One more go 'round for city budget talksSome years, because the budget has been passed, the property tax levy set and other important matters taken care of, Red Wing City Council forgoes its second meeting in December. Not this year.
By: Jon Swedien, The Republican Eagle
Some years, because the budget has been passed, the property tax levy set and other important matters taken care of, Red Wing City Council forgoes its second meeting in December.
Not this year.
City Council will meet one more time in 2010 on Dec. 27, when council members will look to finalize Red Wing's 2011 budget and levy.
Council passed a 2 percent levy hike at its last meeting as well as a balanced budget. But Mayor John Howe vetoed the levy and line-item vetoed two new fees contained in the budget this week.
Because of that, council will meet and look again to pass Red Wing's 2011 budget and levy to ensure the city can continue to operate as Jan. 1 rolls around.
City Council Administrator Kay Kuhlmann said there are three basic scenarios that could play out that Monday.
• Council could override Howe's veto if the five or more council members supported the budget and levy as currently proposed. Support amongst council members for both the levy hike and fees has been below the 5-2 threshold needed for a veto, however.
• Council could come to a new consensus on the levy and budget and pass new resolutions.
Howe -- who informed the council Monday that he will not be at the Dec. 27 meeting because he'll be on vacation -- will have five days to veto any new levy or budget resolution.
• If a veto override is not attempted or is unsuccessful or if Howe vetoes new resolutions after the Dec. 27 meeting, things would become more complicated.
In the event council fails to pay a levy resolution, the county would certify a flat levy -- meaning the same amount as was levied in 2010 -- for Red Wing in 2011, Kuhlmann said.
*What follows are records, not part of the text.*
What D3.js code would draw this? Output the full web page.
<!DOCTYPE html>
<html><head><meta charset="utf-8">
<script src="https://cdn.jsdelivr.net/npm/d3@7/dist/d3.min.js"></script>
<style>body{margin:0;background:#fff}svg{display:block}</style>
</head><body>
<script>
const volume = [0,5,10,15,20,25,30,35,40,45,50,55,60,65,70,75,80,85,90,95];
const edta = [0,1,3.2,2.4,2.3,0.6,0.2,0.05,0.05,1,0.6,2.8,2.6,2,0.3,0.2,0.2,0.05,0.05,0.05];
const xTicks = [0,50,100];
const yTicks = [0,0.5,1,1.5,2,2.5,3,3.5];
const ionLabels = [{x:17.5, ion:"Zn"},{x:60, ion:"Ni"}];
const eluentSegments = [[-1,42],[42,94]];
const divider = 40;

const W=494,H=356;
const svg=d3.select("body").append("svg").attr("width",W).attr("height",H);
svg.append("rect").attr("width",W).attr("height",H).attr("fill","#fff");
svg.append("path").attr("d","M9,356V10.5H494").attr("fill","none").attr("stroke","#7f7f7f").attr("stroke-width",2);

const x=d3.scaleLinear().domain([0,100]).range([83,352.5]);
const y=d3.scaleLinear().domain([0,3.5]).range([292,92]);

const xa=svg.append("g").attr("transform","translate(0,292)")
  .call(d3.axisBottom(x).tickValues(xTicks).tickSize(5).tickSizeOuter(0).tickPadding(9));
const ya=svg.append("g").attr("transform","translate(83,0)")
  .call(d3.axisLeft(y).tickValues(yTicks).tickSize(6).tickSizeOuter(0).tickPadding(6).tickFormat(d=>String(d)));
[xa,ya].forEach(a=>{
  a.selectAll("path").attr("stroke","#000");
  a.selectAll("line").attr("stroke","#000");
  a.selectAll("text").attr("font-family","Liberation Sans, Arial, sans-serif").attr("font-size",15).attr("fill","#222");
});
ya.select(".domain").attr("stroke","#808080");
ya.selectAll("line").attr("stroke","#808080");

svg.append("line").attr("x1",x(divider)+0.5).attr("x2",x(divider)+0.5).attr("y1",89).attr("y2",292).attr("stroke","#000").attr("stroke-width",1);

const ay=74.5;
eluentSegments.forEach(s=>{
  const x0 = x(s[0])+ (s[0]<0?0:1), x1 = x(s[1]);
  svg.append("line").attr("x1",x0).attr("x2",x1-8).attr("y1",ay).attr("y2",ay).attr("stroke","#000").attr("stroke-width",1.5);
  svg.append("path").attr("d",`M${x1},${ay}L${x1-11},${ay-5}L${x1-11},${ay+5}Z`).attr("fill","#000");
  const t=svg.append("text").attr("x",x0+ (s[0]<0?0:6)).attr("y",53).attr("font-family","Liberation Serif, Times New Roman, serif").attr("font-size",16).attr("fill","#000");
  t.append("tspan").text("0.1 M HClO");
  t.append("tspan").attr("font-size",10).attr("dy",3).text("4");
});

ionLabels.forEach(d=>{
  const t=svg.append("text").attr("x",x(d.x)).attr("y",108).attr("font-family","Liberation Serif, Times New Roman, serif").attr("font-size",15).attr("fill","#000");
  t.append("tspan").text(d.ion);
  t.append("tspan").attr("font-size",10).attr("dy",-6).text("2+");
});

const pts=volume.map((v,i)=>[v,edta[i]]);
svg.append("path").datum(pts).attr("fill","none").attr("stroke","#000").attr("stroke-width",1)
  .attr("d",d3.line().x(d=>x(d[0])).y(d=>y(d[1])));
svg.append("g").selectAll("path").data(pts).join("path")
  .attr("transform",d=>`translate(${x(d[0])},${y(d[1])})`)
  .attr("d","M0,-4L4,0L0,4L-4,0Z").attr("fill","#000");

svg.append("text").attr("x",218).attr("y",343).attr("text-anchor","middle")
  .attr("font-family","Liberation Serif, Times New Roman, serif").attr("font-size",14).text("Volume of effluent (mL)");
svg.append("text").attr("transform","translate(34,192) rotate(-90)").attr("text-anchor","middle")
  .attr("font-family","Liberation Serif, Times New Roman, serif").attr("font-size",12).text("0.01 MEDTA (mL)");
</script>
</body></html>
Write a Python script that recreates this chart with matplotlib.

More problematic, however, would be if Howe vetoed the budget again.
If the city fails to pass a budget, administration would not be authorized to spend any money and city operations would seize up.
"We'd be in shutdown mode," Kuhlmann said.
To that end, Kuhlmann said she will propose the council pass a resolution allowing for emergency spending. This resolution would allow the city to at least run its police and fire departments without an approved budget.
If the city were to pass a 2 percent levy hike, $253,202 would be added to the city's coffers. A city memorandum estimates the hike would cost a resident with a $125,000 home's tax bill by $3.42 - going from $569 to $572.
The other items of contention are two proposed franchise fees that would be added to residents' gas and electric bills. The gas fee would add 75 cents to residents' utility bills, while the electric fee would add $1, according to the memorandum. The fees would add $210,000 to the city's coffers.